Power Play - The revelation taxpayers are footing a multi-million-dollar annual bill to support many parents of migrants will only inflame public angst about immigration.
The government has not given specific figures about how many of those are not getting the financial support their children promised, when they sponsor their parents to migrate to New Zealand; about 5500 migrant parents come here each year - the bulk of whom come from China and India.
But the fact Immigration Minister Michael Woodhouse says it is spending "tens of millions of dollars in emergency support each year" suggests those numbers are high, and furthermore that this is not a new problem.
There is a case for immigration: to fill skills shortages, to enrich New Zealand society and to play the part of a good global citizen through its refugee programme, but New Zealanders have to be confident the advantages outweigh any disadvantages.
The government is already under intense pressure over immigration levels, against the backdrop of ever-spiralling house prices and claims migrants workers are pushing down wages and taking jobs from New Zealanders.
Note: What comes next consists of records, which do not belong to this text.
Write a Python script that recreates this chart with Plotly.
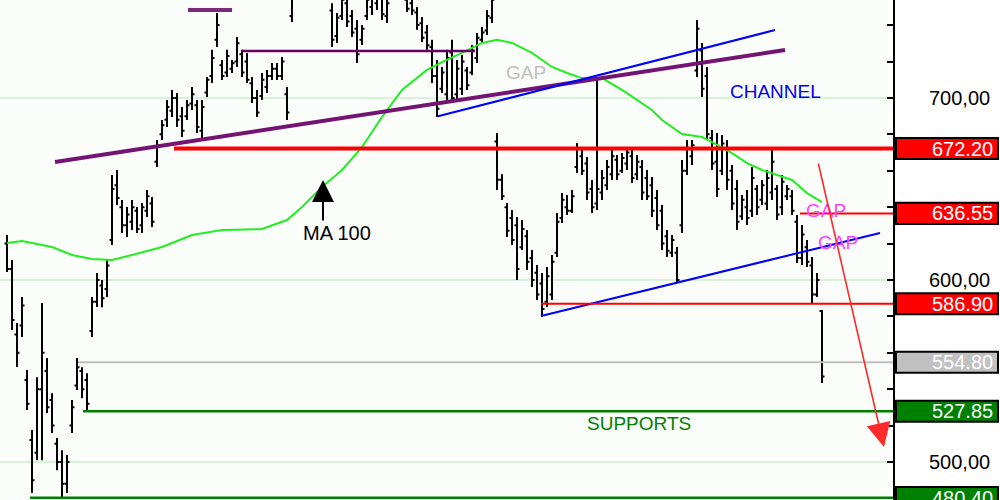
import plotly.graph_objects as go

# ---------------- data ----------------
bar_index = list(range(164))

high = [624.7, 611.0, 576.3, 590.6, 550.5, 517.5, 546.6, 587.3, 557.1, 537.8,
        513.1, 506.5, 503.8, 534.0, 557.1, 552.0, 548.8, 590.6, 603.8, 600.0,
        611.0, 657.6, 660.4, 643.9, 640.1, 643.9, 640.1, 642.3, 649.4, 645.6,
        676.9, 687.9, 698.9, 704.4, 702.7, 695.0, 698.9, 706.0, 698.9, 698.9,
        711.5, 726.4, 746.7, 720.9, 726.4, 720.9, 733.5, 726.4, 724.7, 711.5,
        704.4, 713.7, 715.4, 719.2, 719.2, 722.5, 706.0, 760.0, 768.0, 772.0,
        778.0, 781.0, 776.0, 771.0, 766.0, 752.0, 746.7, 758.0, 756.0, 748.3,
        742.8, 740.1, 757.0, 762.0, 765.0, 760.0, 758.0, 768.0, 770.0, 762.0,
        756.0, 754.5, 750.0, 744.5, 740.1, 731.9, 720.9, 717.0, 726.4, 731.9,
        720.9, 723.6, 717.0, 729.1, 735.7, 739.0, 748.3, 757.0, 680.7, 658.0,
        642.3, 638.4, 634.6, 632.9, 627.4, 616.4, 608.2, 603.8, 607.1, 613.7,
        636.8, 647.7, 646.6, 649.4, 675.2, 671.4, 667.5, 654.9, 711.0, 660.4,
        665.9, 671.4, 668.6, 669.7, 671.4, 671.4, 668.6, 665.9, 660.4, 656.5,
        649.4, 641.2, 627.4, 624.7, 618.1, 665.9, 676.9, 676.9, 742.8, 730.2,
        717.0, 682.4, 680.7, 679.6, 676.9, 663.1, 654.9, 646.6, 649.4, 662.0,
        652.1, 654.9, 660.4, 671.4, 652.1, 657.6, 652.1, 649.4, 635.7, 630.2,
        621.9, 612.6, 603.8, 583.5]

low = [604.4, 572.5, 552.2, 568.6, 528.5, 482.9, 501.0, 501.0, 526.9, 515.9,
       495.5, 480.5, 482.9, 515.9, 539.5, 535.0, 528.5, 568.6, 585.1, 585.0,
       590.6, 619.2, 641.2, 625.8, 623.6, 627.4, 625.8, 625.8, 634.6, 629.1,
       662.0, 676.9, 684.0, 689.5, 684.0, 678.5, 687.9, 693.4, 680.7, 676.9,
       700.5, 708.2, 728.0, 709.9, 711.5, 713.7, 717.0, 711.5, 708.2, 697.2,
       689.5, 698.9, 702.7, 709.9, 709.9, 709.9, 687.9, 741.7, 756.0, 759.0,
       762.0, 766.0, 762.0, 757.0, 755.0, 728.0, 730.2, 742.8, 739.0, 733.5,
       719.2, 729.1, 742.8, 745.6, 748.3, 742.8, 741.2, 756.0, 757.0, 755.0,
       747.2, 745.6, 737.4, 730.7, 726.4, 708.2, 689.5, 702.7, 698.9, 697.2,
       698.9, 701.6, 704.4, 712.6, 719.2, 730.2, 734.6, 741.2, 649.4, 643.9,
       623.6, 619.2, 600.0, 616.4, 605.5, 596.1, 589.0, 579.6, 585.1, 589.0,
       612.6, 631.3, 635.7, 636.8, 658.7, 657.6, 643.9, 636.8, 638.4, 643.9,
       649.4, 654.9, 654.9, 658.7, 660.4, 653.2, 654.9, 643.9, 643.9, 634.6,
       627.4, 616.4, 612.6, 612.6, 598.3, 625.8, 657.6, 663.1, 711.5, 700.5,
       676.9, 660.4, 645.6, 657.6, 649.4, 638.4, 627.4, 632.9, 630.2, 634.6,
       635.7, 641.2, 638.4, 643.9, 632.9, 635.7, 643.9, 635.7, 609.3, 608.2,
       607.1, 587.3, 590.6, 543.4]

open_ = [620, 606, 570, 575, 545, 512, 505, 540, 550, 534,
         510, 500, 488, 520, 542, 550, 545, 572, 588, 597,
         595, 622, 652, 640, 630, 632, 638, 630, 638, 642,
         665, 680, 688, 693, 700, 690, 690, 697, 696, 682,
         703, 712, 732, 718, 714, 716, 720, 724, 720, 708,
         700, 701, 706, 712, 716, 712, 702, 745, 758, 762,
         765, 770, 774, 768, 762, 748, 734, 745, 752, 745,
         738, 732, 745, 750, 752, 756, 745, 758, 760, 760,
         754, 752, 747, 741, 736, 728, 712, 705, 702, 725,
         702, 705, 715, 714, 722, 732, 737, 744, 676, 655,
         640, 634, 630, 618, 624, 612, 604, 598, 588, 592,
         615, 634, 640, 638, 662, 668, 664, 650, 642, 648,
         652, 658, 666, 660, 664, 668, 658, 662, 656, 652,
         645, 638, 624, 615, 615, 630, 660, 668, 715, 726,
         712, 678, 665, 660, 672, 660, 650, 635, 640, 638,
         650, 644, 642, 648, 650, 640, 646, 646, 632, 612,
         618, 608, 592, 583]

close = [606, 578, 560, 586, 532, 490, 540, 560, 530, 520,
         500, 488, 500, 530, 552, 540, 532, 588, 600, 590,
         608, 650, 645, 630, 636, 640, 628, 640, 646, 632,
         674, 685, 695, 700, 688, 682, 696, 702, 684, 695,
         710, 722, 740, 712, 723, 719, 730, 714, 710, 700,
         692, 710, 712, 716, 712, 720, 692, 755, 765, 768,
         775, 778, 766, 760, 757, 732, 744, 754, 742, 736,
         724, 738, 754, 758, 762, 746, 752, 765, 766, 757,
         749, 748, 740, 733, 729, 712, 694, 714, 722, 700,
         716, 720, 707, 726, 733, 736, 745, 754, 655, 646,
         627, 622, 606, 628, 610, 600, 592, 584, 602, 610,
         632, 644, 638, 646, 672, 660, 648, 640, 650, 656,
         662, 668, 658, 667, 670, 656, 665, 648, 646, 638,
         630, 620, 616, 622, 600, 660, 672, 674, 738, 705,
         680, 664, 650, 675, 655, 642, 632, 644, 634, 656,
         640, 652, 656, 665, 636, 654, 650, 638, 612, 625,
         610, 592, 600, 547]

ma_index = [0, 3, 9, 13, 17, 21, 25, 31, 37, 43, 51, 56, 59, 63, 67, 71, 75,
            79, 84, 87, 91, 95, 98, 101, 105, 109, 112, 115, 119, 123, 129,
            131, 135, 139, 141, 145, 148, 151, 157, 160, 163]
ma_100 = [620.3, 621.4, 618.1, 613.7, 611.5, 611.0, 613.7, 618.1, 624.7,
          627.4, 628.0, 632.9, 640.1, 651.0, 660.4, 673.0, 689.5, 704.4,
          715.4, 719.7, 724.7, 730.2, 731.9, 730.2, 724.7, 717.0, 713.7,
          710.9, 710.9, 704.4, 693.4, 687.9, 680.2, 678.5, 675.7, 669.7,
          664.2, 660.4, 654.9, 647.7, 642.8]

level_values = [672.20, 636.55, 586.90, 554.80, 527.85, 480.40]
level_labels = ["672.20", "636.55", "586.90", "554.80", "527.85", "480.40"]
level_colors = ["#ff0000", "#ff0000", "#ff0000", "#c0c0c0", "#008000", "#008000"]
level_start = [33.4, 158.6, 106.8, 14.2, 15.2, 4.6]
level_width = [4, 2, 2, 2, 2.5, 2.5]

tick_values = [500, 600, 700]
tick_labels = ["500,00", "600,00", "700,00"]

X_MIN, X_MAX = -1.4, 177.2
Y_MIN, Y_MAX = 479.1, 753.8
FONT = "Liberation Sans, Arial, sans-serif"

fig = go.Figure()

fig.add_trace(go.Scatter(
    x=ma_index, y=ma_100, mode="lines",
    line=dict(color="#22ee22", width=2), hoverinfo="skip", showlegend=False))

fig.add_trace(go.Ohlc(
    x=bar_index, open=open_, high=high, low=low, close=close,
    increasing=dict(line=dict(color="black", width=2)),
    decreasing=dict(line=dict(color="black", width=2)),
    tickwidth=0.5, showlegend=False))

shapes = []
# trend lines
shapes.append(dict(type="line", xref="x", yref="y", x0=9.6, y0=664.8, x1=155.6, y1=726.3,
                   line=dict(color="#731473", width=4)))
shapes.append(dict(type="line", xref="x", yref="y", x0=36.2, y0=748.3, x1=45.0, y1=748.3,
                   line=dict(color="#7a2a7a", width=4)))
shapes.append(dict(type="line", xref="x", yref="y", x0=47.0, y0=725.8, x1=93.6, y1=725.8,
                   line=dict(color="#660066", width=2.5)))
shapes.append(dict(type="line", xref="x", yref="y", x0=86.2, y0=689.9, x1=153.6, y1=737.3,
                   line=dict(color="#0000ff", width=2)))
shapes.append(dict(type="line", xref="x", yref="y", x0=106.8, y0=580.2, x1=174.6, y1=625.8,
                   line=dict(color="#0000ff", width=2)))

# horizontal levels + value boxes
annotations = []
for v, lab, col, x0, w in zip(level_values, level_labels, level_colors, level_start, level_width):
    shapes.append(dict(type="line", xref="x", yref="y", x0=x0, y0=v, x1=X_MAX, y1=v,
                       line=dict(color=col, width=w)))
    shapes.append(dict(type="rect", xref="paper", yref="y", x0=0.896, x1=0.998,
                       y0=v - 5.8, y1=v + 5.8, fillcolor=col,
                       line=dict(color="black", width=2), layer="above"))
    annotations.append(dict(xref="paper", yref="y", x=0.995, y=v, text=lab,
                            showarrow=False, xanchor="right", yanchor="middle",
                            font=dict(family=FONT, size=20, color="white")))

# text labels
annotations += [
    dict(x=103.8, y=713.7, text="GAP", showarrow=False,
         font=dict(family=FONT, size=19, color="#c0c0c0")),
    dict(x=153.6, y=703.8, text="CHANNEL", showarrow=False,
         font=dict(family=FONT, size=19, color="#0000ee")),
    dict(x=126.4, y=521.4, text="SUPPORTS", showarrow=False,
         font=dict(family=FONT, size=19, color="#008000")),
    dict(x=163.8, y=637.9, text="GAP", showarrow=False,
         font=dict(family=FONT, size=19, color="#ff44ff")),
    dict(x=166.2, y=620.3, text="GAP", showarrow=False,
         font=dict(family=FONT, size=19, color="#ff44ff")),
    dict(x=66.0, y=625.8, text="MA 100", showarrow=False,
         font=dict(family=FONT, size=20, color="black")),
    # MA 100 pointer
    dict(x=63.2, y=654.9, text="", showarrow=True, ax=0, ay=42,
         arrowcolor="black", arrowwidth=2, arrowhead=2, arrowsize=2.2),
    # red projection arrow
    dict(x=175.4, y=508.2, text="", showarrow=True, ax=-66, ay=-285,
         arrowcolor="#ff2a2a", arrowwidth=1.6, arrowhead=2, arrowsize=3),
]

fig.update_layout(
    width=1000, height=500,
    margin=dict(l=0, r=0, t=0, b=0),
    paper_bgcolor="white",
    plot_bgcolor="#fafdfa",
    showlegend=False,
    shapes=shapes,
    annotations=annotations,
    xaxis=dict(range=[X_MIN, X_MAX], domain=[0, 0.893], visible=False,
               rangeslider=dict(visible=False), fixedrange=True),
    yaxis=dict(range=[Y_MIN, Y_MAX], side="right",
               tickvals=tick_values, ticktext=tick_labels,
               ticks="inside", ticklen=6, tickwidth=2, tickcolor="black",
               showline=True, linecolor="black", linewidth=2,
               showgrid=True, gridcolor="#d8f2d8", gridwidth=2,
               zeroline=False, ticklabelstandoff=30,
               minor=dict(dtick=20, tick0=0, ticks="inside", ticklen=6,
                          tickcolor="black", tickwidth=2, showgrid=False),
               tickfont=dict(family=FONT, size=20, color="black")),
)

fig.write_html("out.html", config={"displayModeBar": False},
               post_script="document.body.style.margin='0';document.body.style.overflow='hidden';")
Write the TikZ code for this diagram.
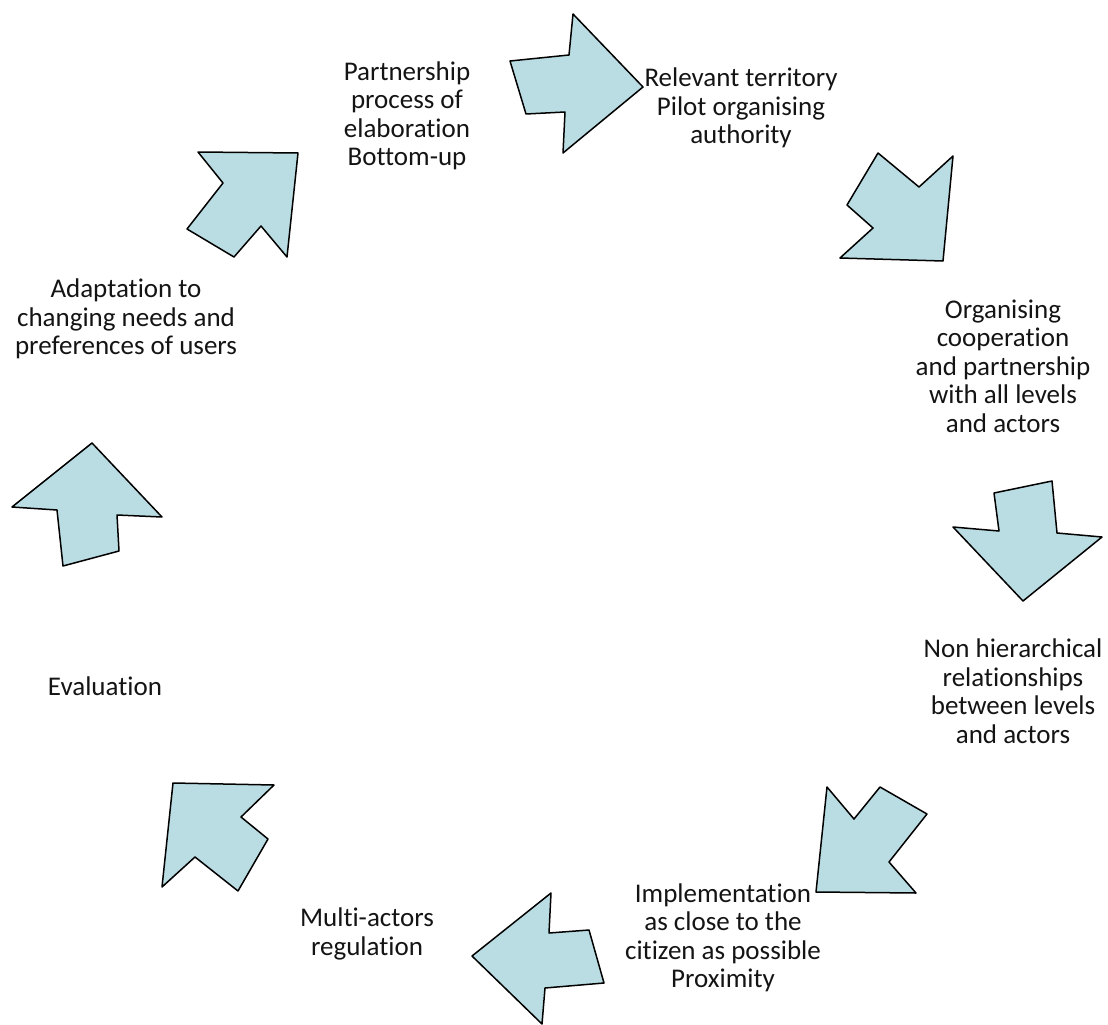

It argues immigration is not putting pressure on the housing market, Auckland in particular, as the high numbers are in the temporary categories or New Zealanders coming home. However, that is an argument many in centres like Auckland or Queenstown will likely find hard to swallow.
And the admission by Mr Woodhouse that taxpayers have been paying the price for failures in the application process in the Parent Category only fuel the belief the government is not fully in control of immigration.
Senior ministers have been staunch defenders of the current settings, arguing the high number of work permits is needed to fill skill shortages in the regions, and immigration helps stimulate economic growth.
The problem for them is that most immigrants settle in Auckland, a city already bursting at the seams, and, as noted by the Auckland Chamber of Commerce, many of the 800 new arrivals each week do not have desperately needed skills like construction that could help to alleviate that pressure.
Fewer new residents, but what about temporary visas?
The changes announced this week primarily deal with visa categories that result in residence.
The 5 percent reduction made to the two-year planning range, from 100,000 to 95,000, was part of a scheduled review.
But other adjustments, such as the cuts to the Family Category, are straight policy changes that can be made at any time, and that is where the reduction to the overall number of new residents will come from, with 3500 fewer approvals coming from that category each year.
Another change is to make it harder for those in the seeking residence in the Skilled Migrant Category to get approval, with the points requirement being upped by 20 points. The move is already being criticised by immigration consultants as unfair and unnecessary.
However, the two-year planning range is not a cap; as the minister points out, the government cannot control total numbers, for example New Zealanders marrying someone from another country.
The government and the Treasury have also changed their tune about future forecasts. Both are acknowledging the numbers are more likely to keep increasing, as opposed to expectations numbers would fall away, which both had been referring to until relatively recently.
But much of the political pressure is over temporary visas - work and student visas in particular - which have not yet been addressed.
The argument is that, although there have been record-high numbers of work visa approvals, there is little evidence those workers have the right skills to meet shortages in New Zealand or that they are actually in the parts of the country where they are needed.
The minister says he will be examining temporary visas, which includes working holidaymakers as well, later this year, but he is not sounding convinced there is any great problem.
That review will be the opportunity for the government to signal to voters it is serious about making sure immigration is delivering benefits to New Zealand, and is not disadvantaging the people already living here.
Politicians like Winston Peters and Andrew Little have immigration in their sights, and would relish the chance to make life difficult for this government as it eyes a fourth term in power.